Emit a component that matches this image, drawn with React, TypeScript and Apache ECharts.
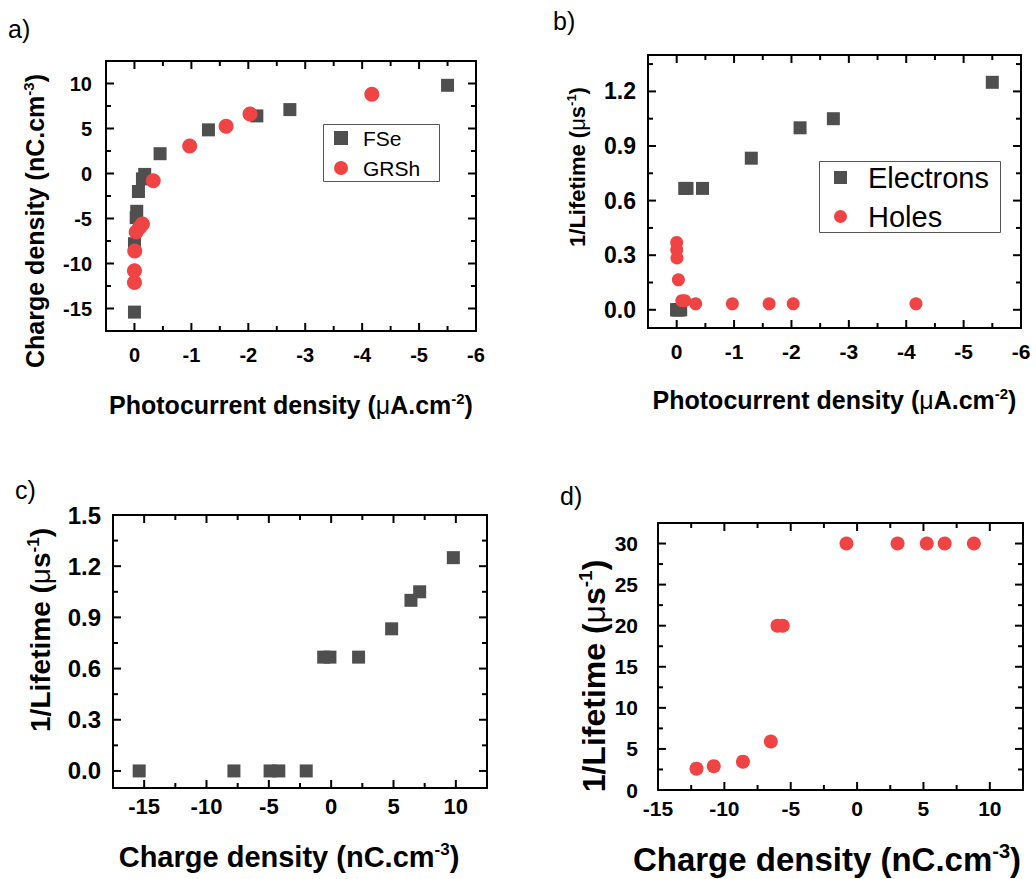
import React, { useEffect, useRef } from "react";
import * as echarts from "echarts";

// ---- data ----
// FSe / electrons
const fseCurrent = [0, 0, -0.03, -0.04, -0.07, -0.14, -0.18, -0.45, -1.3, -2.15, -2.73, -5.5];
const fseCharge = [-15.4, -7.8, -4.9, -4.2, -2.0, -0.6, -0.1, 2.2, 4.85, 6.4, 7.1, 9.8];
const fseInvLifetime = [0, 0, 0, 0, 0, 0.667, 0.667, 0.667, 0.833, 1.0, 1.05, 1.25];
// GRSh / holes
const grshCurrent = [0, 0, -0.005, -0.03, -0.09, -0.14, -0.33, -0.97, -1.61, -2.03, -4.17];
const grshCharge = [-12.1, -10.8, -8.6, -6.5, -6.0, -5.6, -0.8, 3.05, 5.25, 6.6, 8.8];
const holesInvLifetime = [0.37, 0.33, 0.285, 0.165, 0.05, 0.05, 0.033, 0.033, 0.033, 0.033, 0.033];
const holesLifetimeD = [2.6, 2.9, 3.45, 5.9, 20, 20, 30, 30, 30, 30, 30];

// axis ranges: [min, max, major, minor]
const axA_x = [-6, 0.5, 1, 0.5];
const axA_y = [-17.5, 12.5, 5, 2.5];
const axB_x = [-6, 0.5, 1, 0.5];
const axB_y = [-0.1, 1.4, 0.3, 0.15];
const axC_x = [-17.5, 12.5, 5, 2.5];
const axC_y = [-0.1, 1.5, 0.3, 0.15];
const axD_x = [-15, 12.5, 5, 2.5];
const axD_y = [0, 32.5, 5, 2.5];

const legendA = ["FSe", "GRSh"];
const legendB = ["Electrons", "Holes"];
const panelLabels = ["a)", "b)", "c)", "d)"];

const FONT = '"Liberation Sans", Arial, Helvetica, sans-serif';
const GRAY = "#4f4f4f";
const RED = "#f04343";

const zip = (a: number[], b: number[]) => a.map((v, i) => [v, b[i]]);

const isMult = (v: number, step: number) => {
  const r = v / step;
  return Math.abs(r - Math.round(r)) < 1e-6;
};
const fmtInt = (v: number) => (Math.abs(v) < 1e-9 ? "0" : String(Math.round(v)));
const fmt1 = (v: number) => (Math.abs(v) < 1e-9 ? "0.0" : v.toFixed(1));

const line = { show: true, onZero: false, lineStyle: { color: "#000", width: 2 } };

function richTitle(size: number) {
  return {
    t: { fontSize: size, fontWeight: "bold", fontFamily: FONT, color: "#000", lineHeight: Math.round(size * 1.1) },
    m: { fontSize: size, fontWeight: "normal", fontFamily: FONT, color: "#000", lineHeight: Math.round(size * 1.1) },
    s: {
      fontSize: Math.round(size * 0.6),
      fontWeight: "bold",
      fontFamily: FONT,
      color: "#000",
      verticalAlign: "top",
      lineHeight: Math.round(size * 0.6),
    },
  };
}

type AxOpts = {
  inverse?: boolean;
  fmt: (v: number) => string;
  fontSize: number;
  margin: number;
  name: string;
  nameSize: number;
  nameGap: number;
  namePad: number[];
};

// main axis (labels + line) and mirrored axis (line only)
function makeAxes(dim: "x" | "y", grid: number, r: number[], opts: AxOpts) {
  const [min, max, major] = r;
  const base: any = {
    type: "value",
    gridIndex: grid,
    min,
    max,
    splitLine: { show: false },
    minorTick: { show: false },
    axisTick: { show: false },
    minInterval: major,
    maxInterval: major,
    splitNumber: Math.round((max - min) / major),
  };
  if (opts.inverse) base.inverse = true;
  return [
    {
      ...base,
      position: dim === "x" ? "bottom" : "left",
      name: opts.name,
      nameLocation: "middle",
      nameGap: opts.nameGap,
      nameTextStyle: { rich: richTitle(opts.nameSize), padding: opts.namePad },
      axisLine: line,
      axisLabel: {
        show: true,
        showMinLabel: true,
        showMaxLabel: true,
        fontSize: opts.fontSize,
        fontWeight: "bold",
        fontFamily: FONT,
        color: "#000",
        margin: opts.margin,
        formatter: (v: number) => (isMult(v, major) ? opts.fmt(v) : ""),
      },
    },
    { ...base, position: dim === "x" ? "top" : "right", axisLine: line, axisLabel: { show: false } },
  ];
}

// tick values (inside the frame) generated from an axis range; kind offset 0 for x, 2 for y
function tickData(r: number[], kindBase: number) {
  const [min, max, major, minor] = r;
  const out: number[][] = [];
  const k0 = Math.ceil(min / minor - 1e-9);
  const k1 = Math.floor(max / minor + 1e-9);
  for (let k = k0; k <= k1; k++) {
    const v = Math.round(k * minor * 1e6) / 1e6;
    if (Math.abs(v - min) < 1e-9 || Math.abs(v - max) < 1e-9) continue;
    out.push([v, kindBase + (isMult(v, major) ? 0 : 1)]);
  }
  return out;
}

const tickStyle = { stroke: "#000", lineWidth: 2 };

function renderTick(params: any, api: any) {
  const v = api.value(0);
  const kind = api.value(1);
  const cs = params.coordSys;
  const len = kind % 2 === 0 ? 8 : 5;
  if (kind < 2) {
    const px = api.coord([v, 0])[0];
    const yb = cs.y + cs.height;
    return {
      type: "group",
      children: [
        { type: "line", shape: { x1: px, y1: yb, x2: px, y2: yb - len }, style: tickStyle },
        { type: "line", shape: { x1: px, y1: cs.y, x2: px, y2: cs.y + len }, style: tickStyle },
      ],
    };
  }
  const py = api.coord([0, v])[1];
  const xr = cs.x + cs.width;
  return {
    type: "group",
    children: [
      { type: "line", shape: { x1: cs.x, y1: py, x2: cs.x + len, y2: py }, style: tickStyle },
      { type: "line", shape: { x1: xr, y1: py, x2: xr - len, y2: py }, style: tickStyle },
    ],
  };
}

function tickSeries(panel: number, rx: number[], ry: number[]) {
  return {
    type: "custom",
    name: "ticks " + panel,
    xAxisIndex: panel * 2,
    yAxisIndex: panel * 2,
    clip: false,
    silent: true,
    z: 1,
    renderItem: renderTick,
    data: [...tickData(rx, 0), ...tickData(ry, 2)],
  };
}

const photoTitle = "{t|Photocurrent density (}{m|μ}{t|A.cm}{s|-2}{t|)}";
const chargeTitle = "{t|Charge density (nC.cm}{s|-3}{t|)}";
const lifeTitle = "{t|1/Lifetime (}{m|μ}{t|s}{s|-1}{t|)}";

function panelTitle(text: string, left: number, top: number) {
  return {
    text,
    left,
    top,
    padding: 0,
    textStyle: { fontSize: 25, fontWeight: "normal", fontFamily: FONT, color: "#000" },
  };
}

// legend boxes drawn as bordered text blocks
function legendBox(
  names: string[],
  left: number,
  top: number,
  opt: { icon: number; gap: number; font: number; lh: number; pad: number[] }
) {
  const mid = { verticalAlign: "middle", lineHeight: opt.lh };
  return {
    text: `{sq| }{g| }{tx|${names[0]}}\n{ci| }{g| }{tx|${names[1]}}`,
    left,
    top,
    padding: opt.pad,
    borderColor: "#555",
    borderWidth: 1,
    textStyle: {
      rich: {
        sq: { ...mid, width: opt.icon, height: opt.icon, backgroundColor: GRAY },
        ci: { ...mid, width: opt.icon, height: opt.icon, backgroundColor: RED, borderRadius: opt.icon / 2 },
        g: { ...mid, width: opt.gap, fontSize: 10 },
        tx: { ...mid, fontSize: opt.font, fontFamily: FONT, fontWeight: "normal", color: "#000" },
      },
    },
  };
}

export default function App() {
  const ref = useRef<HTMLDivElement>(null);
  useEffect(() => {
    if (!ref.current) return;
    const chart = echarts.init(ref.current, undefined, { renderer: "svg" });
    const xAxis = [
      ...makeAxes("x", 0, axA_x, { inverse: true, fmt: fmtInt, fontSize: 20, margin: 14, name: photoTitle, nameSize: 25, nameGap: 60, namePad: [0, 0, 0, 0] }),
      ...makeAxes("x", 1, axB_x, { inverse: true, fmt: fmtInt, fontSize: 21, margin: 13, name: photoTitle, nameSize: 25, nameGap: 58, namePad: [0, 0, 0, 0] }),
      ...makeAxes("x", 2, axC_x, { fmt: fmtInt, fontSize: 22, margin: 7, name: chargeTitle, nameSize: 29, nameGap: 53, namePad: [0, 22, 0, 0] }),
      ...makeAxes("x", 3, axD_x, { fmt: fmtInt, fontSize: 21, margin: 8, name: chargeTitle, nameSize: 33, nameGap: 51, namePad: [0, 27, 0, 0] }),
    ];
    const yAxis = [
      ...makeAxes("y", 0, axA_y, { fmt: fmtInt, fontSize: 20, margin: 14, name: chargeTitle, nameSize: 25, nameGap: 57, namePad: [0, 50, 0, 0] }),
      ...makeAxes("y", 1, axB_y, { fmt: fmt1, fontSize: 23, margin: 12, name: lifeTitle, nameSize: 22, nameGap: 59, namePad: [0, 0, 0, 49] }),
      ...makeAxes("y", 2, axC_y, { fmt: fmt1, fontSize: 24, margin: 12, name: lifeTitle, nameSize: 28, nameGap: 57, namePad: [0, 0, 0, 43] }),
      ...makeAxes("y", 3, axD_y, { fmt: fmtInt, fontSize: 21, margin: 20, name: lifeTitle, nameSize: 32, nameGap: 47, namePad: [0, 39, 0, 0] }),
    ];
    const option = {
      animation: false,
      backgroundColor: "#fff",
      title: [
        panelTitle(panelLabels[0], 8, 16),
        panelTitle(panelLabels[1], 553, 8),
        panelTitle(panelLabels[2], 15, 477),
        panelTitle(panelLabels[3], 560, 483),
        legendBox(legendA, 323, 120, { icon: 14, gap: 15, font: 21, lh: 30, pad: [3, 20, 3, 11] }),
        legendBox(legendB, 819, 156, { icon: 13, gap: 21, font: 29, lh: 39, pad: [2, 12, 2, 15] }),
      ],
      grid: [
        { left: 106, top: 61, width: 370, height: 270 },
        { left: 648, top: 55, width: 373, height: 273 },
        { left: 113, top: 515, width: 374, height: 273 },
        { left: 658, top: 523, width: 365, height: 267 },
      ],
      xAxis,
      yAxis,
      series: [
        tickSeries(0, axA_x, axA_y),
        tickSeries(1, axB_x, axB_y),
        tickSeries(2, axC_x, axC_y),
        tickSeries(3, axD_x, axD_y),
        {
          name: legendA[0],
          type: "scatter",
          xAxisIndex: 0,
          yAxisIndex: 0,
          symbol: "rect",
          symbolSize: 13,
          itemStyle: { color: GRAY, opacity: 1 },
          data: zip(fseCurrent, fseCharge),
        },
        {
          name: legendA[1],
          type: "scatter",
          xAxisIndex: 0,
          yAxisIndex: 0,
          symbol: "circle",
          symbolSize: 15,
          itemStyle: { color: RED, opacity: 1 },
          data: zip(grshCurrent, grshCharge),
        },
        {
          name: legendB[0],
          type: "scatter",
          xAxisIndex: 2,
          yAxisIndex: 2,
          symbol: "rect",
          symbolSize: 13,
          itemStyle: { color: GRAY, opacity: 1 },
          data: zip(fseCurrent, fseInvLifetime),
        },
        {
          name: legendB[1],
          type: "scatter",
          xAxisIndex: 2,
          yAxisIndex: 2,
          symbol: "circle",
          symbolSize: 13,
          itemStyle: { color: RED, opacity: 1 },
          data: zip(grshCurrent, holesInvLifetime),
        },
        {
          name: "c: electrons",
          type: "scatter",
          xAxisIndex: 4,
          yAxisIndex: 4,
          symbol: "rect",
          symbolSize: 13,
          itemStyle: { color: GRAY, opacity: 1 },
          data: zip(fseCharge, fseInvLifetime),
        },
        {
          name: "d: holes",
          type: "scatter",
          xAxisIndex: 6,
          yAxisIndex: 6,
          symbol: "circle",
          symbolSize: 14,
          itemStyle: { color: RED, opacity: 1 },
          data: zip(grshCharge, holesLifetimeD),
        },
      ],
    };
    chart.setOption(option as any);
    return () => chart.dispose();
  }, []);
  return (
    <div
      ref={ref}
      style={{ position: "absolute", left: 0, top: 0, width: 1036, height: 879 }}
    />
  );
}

▸ **What is required**
Your task is to reproduce exactly the lines from the start of the data above through the line containing "30, 30, 30];", leaving every picture out.

▸ **Output for this exercise**
Emit a component that matches this image, drawn with React, TypeScript and Apache ECharts.
import React, { useEffect, useRef } from "react";
import * as echarts from "echarts";

// ---- data ----
// FSe / electrons
const fseCurrent = [0, 0, -0.03, -0.04, -0.07, -0.14, -0.18, -0.45, -1.3, -2.15, -2.73, -5.5];
const fseCharge = [-15.4, -7.8, -4.9, -4.2, -2.0, -0.6, -0.1, 2.2, 4.85, 6.4, 7.1, 9.8];
const fseInvLifetime = [0, 0, 0, 0, 0, 0.667, 0.667, 0.667, 0.833, 1.0, 1.05, 1.25];
// GRSh / holes
const grshCurrent = [0, 0, -0.005, -0.03, -0.09, -0.14, -0.33, -0.97, -1.61, -2.03, -4.17];
const grshCharge = [-12.1, -10.8, -8.6, -6.5, -6.0, -5.6, -0.8, 3.05, 5.25, 6.6, 8.8];
const holesInvLifetime = [0.37, 0.33, 0.285, 0.165, 0.05, 0.05, 0.033, 0.033, 0.033, 0.033, 0.033];
const holesLifetimeD = [2.6, 2.9, 3.45, 5.9, 20, 20, 30, 30, 30, 30, 30];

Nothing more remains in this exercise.